[start Given records]

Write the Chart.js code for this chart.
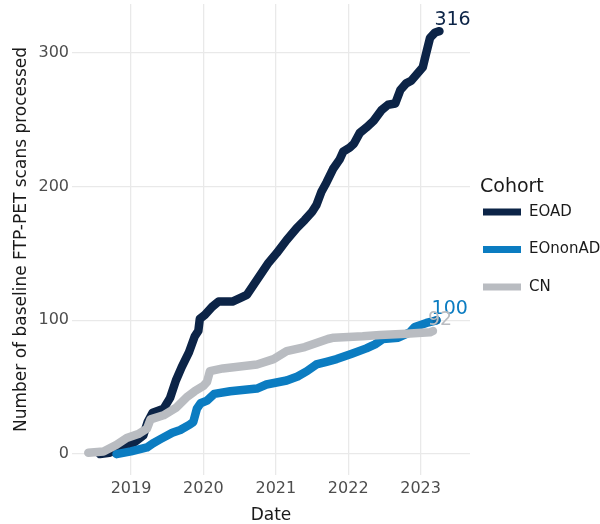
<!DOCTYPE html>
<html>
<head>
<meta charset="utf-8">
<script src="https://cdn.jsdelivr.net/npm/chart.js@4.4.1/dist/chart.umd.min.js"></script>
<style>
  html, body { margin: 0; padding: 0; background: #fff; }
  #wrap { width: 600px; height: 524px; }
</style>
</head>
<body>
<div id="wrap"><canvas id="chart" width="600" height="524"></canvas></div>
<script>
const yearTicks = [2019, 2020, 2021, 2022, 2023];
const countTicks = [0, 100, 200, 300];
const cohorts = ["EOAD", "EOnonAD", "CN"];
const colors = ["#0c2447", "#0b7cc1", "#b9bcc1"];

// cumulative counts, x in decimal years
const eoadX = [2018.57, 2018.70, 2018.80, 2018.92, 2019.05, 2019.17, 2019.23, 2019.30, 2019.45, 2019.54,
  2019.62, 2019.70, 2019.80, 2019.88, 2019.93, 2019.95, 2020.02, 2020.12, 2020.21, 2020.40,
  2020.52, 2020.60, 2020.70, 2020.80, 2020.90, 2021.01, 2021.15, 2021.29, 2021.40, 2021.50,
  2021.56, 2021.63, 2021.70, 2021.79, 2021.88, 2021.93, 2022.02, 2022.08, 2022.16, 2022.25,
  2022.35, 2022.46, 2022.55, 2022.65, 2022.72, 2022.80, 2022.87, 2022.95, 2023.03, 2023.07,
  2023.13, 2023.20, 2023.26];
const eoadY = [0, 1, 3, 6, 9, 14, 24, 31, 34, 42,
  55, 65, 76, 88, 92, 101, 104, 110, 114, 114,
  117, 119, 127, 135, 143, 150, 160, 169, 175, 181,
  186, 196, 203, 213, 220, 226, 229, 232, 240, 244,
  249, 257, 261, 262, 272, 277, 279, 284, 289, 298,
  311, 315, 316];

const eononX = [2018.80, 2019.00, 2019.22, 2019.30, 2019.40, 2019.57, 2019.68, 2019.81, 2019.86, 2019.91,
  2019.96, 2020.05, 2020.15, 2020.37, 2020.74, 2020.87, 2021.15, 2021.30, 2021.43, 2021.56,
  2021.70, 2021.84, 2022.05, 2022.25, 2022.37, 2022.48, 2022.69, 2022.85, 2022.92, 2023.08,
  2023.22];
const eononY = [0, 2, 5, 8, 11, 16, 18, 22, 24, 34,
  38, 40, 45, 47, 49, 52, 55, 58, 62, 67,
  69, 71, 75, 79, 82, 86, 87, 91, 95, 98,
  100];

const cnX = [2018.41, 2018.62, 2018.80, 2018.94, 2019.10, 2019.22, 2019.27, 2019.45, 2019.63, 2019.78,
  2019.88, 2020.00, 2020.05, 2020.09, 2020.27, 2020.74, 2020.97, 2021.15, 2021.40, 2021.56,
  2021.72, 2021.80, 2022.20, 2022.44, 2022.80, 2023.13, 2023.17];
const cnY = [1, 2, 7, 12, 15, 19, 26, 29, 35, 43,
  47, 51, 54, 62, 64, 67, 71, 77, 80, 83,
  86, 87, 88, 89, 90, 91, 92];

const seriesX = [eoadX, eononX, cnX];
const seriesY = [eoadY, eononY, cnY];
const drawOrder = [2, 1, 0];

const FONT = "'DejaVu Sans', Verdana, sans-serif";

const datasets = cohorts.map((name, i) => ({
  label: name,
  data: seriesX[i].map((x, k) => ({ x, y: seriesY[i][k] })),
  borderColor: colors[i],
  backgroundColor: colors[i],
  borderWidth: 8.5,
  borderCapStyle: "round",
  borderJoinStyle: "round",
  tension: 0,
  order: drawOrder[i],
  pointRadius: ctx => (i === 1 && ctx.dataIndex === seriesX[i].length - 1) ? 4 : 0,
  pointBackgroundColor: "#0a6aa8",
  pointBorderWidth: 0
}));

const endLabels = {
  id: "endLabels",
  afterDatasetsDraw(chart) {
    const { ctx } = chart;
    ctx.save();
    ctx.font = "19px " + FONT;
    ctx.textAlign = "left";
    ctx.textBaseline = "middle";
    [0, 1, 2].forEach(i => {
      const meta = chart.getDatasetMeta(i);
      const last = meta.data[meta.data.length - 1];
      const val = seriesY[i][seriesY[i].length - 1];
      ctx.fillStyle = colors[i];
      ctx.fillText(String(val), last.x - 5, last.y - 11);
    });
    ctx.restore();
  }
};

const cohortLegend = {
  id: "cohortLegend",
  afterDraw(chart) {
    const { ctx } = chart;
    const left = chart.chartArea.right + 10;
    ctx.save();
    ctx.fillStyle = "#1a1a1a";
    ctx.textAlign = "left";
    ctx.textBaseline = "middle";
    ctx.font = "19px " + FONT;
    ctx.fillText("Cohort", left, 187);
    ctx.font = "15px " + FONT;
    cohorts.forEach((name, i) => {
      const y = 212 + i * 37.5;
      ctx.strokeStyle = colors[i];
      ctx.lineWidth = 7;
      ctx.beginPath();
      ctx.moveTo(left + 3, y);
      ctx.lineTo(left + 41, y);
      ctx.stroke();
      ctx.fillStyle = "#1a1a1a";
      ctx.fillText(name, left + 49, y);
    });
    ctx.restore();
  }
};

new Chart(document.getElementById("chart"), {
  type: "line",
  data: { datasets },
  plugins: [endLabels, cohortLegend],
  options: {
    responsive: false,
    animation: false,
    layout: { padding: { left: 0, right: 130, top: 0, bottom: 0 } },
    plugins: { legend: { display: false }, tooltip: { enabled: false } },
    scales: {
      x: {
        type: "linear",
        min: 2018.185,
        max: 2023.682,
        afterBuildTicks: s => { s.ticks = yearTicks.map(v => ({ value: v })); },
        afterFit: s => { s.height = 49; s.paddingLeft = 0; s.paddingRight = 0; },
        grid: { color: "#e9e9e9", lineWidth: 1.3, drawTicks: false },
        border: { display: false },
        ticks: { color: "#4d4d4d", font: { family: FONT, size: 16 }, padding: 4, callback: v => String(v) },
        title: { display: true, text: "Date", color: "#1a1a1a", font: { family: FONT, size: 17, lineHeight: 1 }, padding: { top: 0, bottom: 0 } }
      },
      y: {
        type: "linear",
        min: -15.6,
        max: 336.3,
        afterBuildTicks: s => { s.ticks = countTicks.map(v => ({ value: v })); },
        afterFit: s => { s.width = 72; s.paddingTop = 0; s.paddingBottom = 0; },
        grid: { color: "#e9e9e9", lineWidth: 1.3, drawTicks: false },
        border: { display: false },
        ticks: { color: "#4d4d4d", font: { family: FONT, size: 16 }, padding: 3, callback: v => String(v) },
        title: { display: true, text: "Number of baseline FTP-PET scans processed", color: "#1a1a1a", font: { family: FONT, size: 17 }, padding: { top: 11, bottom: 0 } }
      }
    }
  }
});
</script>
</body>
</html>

[end Given records]
[start Given records]

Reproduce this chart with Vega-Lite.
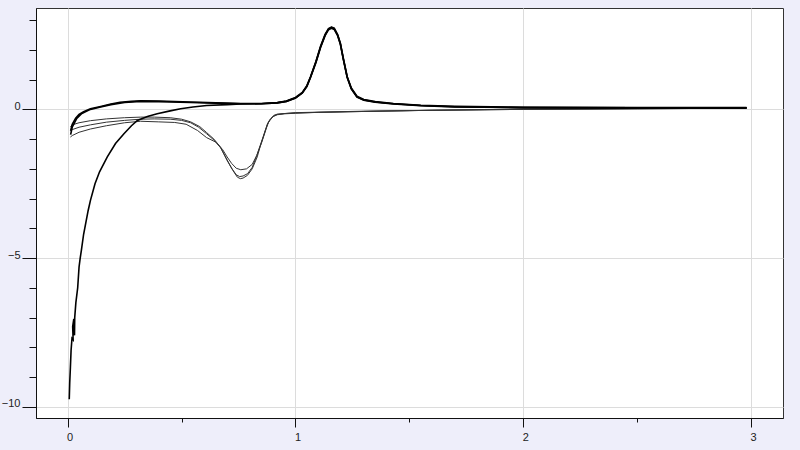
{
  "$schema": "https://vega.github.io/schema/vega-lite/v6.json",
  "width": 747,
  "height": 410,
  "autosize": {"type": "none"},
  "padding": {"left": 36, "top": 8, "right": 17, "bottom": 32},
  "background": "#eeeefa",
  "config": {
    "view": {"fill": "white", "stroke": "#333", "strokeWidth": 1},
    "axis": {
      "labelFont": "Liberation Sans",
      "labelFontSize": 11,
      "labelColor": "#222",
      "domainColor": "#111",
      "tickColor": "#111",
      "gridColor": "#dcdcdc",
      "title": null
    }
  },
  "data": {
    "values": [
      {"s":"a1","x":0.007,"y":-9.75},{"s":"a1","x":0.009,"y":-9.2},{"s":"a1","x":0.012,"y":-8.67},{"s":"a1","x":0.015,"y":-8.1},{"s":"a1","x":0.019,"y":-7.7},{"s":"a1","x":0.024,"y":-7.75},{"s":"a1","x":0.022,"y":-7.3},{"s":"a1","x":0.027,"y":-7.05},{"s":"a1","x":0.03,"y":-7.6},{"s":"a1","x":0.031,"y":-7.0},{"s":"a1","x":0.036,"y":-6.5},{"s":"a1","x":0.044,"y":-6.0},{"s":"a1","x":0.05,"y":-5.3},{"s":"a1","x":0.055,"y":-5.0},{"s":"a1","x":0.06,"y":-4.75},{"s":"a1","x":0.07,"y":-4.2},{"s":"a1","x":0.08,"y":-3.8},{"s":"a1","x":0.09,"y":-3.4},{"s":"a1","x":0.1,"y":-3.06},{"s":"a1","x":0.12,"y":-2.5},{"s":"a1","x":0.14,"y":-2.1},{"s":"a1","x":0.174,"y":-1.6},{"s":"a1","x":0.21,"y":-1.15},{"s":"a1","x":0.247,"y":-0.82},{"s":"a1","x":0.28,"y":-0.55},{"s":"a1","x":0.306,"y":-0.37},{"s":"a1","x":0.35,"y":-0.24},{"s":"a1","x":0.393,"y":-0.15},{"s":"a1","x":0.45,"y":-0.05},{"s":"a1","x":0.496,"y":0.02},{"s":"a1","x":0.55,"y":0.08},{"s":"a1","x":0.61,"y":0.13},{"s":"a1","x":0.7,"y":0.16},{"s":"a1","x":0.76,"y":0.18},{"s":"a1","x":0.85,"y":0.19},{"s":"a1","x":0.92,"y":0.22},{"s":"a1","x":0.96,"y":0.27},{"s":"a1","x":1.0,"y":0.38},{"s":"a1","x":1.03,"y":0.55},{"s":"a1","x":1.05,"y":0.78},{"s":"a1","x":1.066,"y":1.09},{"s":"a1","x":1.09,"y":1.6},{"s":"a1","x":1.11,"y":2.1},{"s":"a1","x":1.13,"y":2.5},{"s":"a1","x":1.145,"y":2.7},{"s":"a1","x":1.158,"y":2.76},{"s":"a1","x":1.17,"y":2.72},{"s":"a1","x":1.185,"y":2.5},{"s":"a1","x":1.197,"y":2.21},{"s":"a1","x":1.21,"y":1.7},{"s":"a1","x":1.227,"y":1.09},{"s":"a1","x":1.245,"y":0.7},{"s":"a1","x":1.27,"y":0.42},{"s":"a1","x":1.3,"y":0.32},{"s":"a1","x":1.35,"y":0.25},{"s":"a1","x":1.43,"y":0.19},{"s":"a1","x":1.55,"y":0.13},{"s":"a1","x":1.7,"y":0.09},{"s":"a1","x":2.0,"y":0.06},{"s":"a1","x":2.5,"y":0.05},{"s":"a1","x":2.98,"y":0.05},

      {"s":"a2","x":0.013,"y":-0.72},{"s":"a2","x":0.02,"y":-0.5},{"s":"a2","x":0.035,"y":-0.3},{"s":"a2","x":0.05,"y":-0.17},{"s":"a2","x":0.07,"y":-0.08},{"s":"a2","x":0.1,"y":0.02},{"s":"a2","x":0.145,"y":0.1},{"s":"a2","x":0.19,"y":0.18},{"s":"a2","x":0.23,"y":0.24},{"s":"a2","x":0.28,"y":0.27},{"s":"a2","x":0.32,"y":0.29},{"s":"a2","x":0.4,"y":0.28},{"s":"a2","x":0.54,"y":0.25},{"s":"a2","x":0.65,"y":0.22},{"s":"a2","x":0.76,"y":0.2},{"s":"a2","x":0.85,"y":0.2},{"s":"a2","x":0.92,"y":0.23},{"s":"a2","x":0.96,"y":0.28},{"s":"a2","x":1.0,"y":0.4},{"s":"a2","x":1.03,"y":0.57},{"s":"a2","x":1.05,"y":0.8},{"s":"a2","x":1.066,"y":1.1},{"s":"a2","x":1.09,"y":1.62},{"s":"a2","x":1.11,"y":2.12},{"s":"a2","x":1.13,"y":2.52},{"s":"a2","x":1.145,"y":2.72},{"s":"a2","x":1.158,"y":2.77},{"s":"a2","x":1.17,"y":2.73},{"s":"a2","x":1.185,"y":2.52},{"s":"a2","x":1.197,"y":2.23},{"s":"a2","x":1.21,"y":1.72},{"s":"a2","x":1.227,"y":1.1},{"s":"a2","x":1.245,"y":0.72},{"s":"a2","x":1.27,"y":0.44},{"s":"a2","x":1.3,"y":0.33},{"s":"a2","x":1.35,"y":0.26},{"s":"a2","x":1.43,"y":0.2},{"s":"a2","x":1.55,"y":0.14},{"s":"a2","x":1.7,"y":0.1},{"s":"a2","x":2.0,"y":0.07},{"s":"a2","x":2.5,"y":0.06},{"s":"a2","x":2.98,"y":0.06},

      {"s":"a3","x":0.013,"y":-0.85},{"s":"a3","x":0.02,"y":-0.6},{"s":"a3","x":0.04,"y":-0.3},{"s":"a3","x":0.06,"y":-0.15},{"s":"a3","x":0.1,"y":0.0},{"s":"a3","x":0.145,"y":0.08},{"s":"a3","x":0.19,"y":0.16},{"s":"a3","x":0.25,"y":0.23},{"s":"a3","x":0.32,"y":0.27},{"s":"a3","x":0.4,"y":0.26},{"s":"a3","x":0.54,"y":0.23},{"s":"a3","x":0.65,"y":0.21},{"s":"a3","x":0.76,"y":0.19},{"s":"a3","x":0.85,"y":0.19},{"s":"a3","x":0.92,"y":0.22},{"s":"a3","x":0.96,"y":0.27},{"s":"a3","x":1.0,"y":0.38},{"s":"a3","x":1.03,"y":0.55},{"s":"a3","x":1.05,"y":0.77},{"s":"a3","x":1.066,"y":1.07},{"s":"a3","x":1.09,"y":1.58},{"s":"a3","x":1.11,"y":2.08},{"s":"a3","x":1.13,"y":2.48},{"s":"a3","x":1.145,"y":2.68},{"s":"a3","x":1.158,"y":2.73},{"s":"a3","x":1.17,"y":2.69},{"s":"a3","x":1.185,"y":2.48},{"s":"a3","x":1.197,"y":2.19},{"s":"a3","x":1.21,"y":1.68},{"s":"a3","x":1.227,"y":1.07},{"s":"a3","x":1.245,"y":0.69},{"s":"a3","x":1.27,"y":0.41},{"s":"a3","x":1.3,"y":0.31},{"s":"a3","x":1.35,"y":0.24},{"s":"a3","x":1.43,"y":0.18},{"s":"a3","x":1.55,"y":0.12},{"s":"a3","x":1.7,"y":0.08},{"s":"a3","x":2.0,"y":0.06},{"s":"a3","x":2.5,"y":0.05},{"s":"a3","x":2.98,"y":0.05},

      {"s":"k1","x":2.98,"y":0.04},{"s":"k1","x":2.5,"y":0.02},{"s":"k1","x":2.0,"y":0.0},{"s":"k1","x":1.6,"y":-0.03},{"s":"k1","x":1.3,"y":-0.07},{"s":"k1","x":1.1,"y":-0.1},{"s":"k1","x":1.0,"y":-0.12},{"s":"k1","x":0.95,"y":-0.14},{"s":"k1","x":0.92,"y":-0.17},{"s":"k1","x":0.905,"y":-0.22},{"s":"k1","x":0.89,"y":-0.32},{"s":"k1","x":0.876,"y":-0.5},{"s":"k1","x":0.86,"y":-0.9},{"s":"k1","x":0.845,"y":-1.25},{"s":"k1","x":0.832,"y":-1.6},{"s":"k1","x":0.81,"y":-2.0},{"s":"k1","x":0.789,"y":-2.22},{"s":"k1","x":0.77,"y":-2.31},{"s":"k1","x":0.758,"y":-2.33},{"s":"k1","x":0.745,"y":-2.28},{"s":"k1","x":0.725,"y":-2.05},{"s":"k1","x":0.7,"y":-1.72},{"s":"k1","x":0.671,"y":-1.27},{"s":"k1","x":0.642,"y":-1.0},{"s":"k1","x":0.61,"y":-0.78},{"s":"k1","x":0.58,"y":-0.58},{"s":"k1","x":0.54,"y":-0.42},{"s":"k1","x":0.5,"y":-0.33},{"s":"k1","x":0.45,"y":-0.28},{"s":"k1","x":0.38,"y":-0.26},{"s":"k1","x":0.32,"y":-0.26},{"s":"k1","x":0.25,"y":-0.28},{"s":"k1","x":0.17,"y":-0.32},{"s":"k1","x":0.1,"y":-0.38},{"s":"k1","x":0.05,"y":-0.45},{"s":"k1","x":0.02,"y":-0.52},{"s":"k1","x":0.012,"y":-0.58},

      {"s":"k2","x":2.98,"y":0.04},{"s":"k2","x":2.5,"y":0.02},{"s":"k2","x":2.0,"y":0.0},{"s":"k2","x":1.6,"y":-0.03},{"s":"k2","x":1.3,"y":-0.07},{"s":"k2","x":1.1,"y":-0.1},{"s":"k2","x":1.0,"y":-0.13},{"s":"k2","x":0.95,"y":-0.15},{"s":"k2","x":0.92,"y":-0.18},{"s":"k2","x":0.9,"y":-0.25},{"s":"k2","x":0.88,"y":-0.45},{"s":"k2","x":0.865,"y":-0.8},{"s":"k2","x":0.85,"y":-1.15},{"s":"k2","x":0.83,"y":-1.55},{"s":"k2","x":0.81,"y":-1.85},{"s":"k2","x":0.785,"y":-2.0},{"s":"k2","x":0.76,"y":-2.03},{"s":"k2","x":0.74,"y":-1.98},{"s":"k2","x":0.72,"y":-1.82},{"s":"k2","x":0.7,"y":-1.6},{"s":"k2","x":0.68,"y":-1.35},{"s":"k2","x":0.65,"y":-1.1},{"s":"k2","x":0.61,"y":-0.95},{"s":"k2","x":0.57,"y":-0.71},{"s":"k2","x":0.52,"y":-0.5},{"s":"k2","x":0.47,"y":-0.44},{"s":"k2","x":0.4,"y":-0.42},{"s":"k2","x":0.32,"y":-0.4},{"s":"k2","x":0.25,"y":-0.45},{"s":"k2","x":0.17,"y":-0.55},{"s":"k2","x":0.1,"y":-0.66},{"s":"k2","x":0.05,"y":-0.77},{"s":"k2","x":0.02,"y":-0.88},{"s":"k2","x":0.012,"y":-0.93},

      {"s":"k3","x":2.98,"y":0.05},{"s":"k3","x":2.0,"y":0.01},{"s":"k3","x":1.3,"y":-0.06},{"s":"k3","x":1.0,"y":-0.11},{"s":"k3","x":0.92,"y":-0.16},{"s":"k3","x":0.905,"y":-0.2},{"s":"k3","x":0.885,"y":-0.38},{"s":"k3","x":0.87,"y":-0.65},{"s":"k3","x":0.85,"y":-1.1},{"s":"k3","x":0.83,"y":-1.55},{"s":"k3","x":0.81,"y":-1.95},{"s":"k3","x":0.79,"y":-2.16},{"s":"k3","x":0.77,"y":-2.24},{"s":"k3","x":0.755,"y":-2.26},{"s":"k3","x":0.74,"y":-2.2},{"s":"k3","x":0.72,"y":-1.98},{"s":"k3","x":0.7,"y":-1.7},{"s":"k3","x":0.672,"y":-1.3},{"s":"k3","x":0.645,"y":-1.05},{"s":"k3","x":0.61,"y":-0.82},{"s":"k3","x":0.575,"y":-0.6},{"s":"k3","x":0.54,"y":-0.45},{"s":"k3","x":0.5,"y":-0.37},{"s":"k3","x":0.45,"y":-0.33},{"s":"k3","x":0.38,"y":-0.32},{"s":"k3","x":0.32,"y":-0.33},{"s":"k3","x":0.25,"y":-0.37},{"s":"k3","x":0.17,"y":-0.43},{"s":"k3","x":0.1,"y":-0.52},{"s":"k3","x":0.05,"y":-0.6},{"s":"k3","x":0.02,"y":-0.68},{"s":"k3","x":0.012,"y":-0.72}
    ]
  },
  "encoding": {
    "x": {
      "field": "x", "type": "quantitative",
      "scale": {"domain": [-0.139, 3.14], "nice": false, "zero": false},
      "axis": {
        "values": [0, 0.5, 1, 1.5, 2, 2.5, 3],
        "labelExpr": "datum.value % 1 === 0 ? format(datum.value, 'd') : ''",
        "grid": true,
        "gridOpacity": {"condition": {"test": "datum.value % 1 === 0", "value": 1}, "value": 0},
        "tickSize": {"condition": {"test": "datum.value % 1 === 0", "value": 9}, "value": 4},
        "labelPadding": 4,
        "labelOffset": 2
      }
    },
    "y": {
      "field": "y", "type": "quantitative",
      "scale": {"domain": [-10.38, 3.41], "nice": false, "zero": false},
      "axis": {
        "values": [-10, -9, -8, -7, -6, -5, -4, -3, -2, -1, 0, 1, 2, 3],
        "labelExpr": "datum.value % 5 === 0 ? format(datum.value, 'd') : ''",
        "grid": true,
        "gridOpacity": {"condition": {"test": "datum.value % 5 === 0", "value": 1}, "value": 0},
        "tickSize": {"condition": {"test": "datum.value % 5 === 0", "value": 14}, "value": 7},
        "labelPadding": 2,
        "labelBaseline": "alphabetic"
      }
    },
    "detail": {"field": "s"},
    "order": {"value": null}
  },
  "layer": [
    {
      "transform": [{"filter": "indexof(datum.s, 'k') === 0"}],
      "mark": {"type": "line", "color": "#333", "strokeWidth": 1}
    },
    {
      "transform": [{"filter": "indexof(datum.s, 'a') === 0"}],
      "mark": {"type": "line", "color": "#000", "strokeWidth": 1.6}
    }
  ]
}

[end Given records]

● **Prompt**: Reproduce the entries exactly, from the line with "Write the Chart.js code for this chart." to the line with "311, 315, 316];", both lines included, keeping no pictures.

● **Solution**:
Write the Chart.js code for this chart.
<!DOCTYPE html>
<html>
<head>
<meta charset="utf-8">
<script src="https://cdn.jsdelivr.net/npm/chart.js@4.4.1/dist/chart.umd.min.js"></script>
<style>
  html, body { margin: 0; padding: 0; background: #fff; }
  #wrap { width: 600px; height: 524px; }
</style>
</head>
<body>
<div id="wrap"><canvas id="chart" width="600" height="524"></canvas></div>
<script>
const yearTicks = [2019, 2020, 2021, 2022, 2023];
const countTicks = [0, 100, 200, 300];
const cohorts = ["EOAD", "EOnonAD", "CN"];
const colors = ["#0c2447", "#0b7cc1", "#b9bcc1"];

// cumulative counts, x in decimal years
const eoadX = [2018.57, 2018.70, 2018.80, 2018.92, 2019.05, 2019.17, 2019.23, 2019.30, 2019.45, 2019.54,
  2019.62, 2019.70, 2019.80, 2019.88, 2019.93, 2019.95, 2020.02, 2020.12, 2020.21, 2020.40,
  2020.52, 2020.60, 2020.70, 2020.80, 2020.90, 2021.01, 2021.15, 2021.29, 2021.40, 2021.50,
  2021.56, 2021.63, 2021.70, 2021.79, 2021.88, 2021.93, 2022.02, 2022.08, 2022.16, 2022.25,
  2022.35, 2022.46, 2022.55, 2022.65, 2022.72, 2022.80, 2022.87, 2022.95, 2023.03, 2023.07,
  2023.13, 2023.20, 2023.26];
const eoadY = [0, 1, 3, 6, 9, 14, 24, 31, 34, 42,
  55, 65, 76, 88, 92, 101, 104, 110, 114, 114,
  117, 119, 127, 135, 143, 150, 160, 169, 175, 181,
  186, 196, 203, 213, 220, 226, 229, 232, 240, 244,
  249, 257, 261, 262, 272, 277, 279, 284, 289, 298,
  311, 315, 316];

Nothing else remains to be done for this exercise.